The exercise >> Print word for word the first line of the listing below and every line after it, through the line with "FL, FR, FT, FB". Leave out the pictures and the rest.
---------- Data section
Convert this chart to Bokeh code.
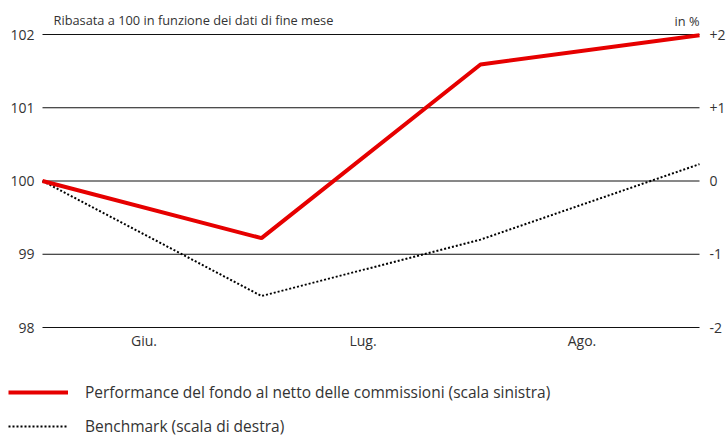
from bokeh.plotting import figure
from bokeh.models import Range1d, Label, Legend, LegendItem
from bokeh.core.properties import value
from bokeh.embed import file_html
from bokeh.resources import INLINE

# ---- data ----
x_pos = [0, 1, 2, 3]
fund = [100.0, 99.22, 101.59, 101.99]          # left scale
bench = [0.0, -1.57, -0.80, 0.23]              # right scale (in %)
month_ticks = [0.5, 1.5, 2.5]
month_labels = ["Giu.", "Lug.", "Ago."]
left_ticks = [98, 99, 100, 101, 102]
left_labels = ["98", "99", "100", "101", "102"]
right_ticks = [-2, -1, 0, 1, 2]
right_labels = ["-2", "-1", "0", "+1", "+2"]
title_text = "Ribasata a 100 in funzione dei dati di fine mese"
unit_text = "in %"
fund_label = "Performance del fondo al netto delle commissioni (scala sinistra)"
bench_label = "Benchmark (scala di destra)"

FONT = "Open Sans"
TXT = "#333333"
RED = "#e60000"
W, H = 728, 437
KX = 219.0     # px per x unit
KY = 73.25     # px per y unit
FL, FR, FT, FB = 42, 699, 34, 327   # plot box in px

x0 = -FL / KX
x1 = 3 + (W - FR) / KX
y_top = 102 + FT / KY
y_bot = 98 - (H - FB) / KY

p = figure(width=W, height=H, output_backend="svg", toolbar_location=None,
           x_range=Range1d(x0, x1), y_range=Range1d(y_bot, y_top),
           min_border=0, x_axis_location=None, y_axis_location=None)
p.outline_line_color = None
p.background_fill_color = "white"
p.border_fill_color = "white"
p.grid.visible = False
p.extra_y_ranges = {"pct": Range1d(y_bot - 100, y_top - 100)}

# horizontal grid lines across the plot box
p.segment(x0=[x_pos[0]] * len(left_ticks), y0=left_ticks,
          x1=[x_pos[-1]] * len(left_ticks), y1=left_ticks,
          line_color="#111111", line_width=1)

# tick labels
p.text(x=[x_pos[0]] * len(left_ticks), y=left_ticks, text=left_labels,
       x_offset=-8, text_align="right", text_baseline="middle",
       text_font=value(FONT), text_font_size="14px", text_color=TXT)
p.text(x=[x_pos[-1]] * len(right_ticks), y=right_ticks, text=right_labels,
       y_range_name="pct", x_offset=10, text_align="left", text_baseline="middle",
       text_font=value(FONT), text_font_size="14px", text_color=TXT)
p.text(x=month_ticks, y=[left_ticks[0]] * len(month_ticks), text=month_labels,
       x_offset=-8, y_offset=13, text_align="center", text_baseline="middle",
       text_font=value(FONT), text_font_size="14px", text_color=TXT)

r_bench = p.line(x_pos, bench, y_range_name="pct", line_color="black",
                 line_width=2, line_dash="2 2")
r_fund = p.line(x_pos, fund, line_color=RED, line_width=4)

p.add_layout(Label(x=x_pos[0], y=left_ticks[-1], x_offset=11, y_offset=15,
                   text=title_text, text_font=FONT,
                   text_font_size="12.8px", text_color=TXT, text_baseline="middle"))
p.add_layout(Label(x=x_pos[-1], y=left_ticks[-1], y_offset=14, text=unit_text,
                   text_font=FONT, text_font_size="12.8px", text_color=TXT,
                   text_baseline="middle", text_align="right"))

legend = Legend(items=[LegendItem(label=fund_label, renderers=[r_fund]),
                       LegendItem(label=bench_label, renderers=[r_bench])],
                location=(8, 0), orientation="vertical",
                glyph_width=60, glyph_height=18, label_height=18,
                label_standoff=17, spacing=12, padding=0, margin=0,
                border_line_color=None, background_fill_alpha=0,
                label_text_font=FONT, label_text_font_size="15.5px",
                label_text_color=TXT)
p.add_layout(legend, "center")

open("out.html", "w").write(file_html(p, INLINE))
--------------------
Written reply >>
Convert this chart to Bokeh code.
from bokeh.plotting import figure
from bokeh.models import Range1d, Label, Legend, LegendItem
from bokeh.core.properties import value
from bokeh.embed import file_html
from bokeh.resources import INLINE

# ---- data ----
x_pos = [0, 1, 2, 3]
fund = [100.0, 99.22, 101.59, 101.99]          # left scale
bench = [0.0, -1.57, -0.80, 0.23]              # right scale (in %)
month_ticks = [0.5, 1.5, 2.5]
month_labels = ["Giu.", "Lug.", "Ago."]
left_ticks = [98, 99, 100, 101, 102]
left_labels = ["98", "99", "100", "101", "102"]
right_ticks = [-2, -1, 0, 1, 2]
right_labels = ["-2", "-1", "0", "+1", "+2"]
title_text = "Ribasata a 100 in funzione dei dati di fine mese"
unit_text = "in %"
fund_label = "Performance del fondo al netto delle commissioni (scala sinistra)"
bench_label = "Benchmark (scala di destra)"

FONT = "Open Sans"
TXT = "#333333"
RED = "#e60000"
W, H = 728, 437
KX = 219.0     # px per x unit
KY = 73.25     # px per y unit
FL, FR, FT, FB = 42, 699, 34, 327   # plot box in px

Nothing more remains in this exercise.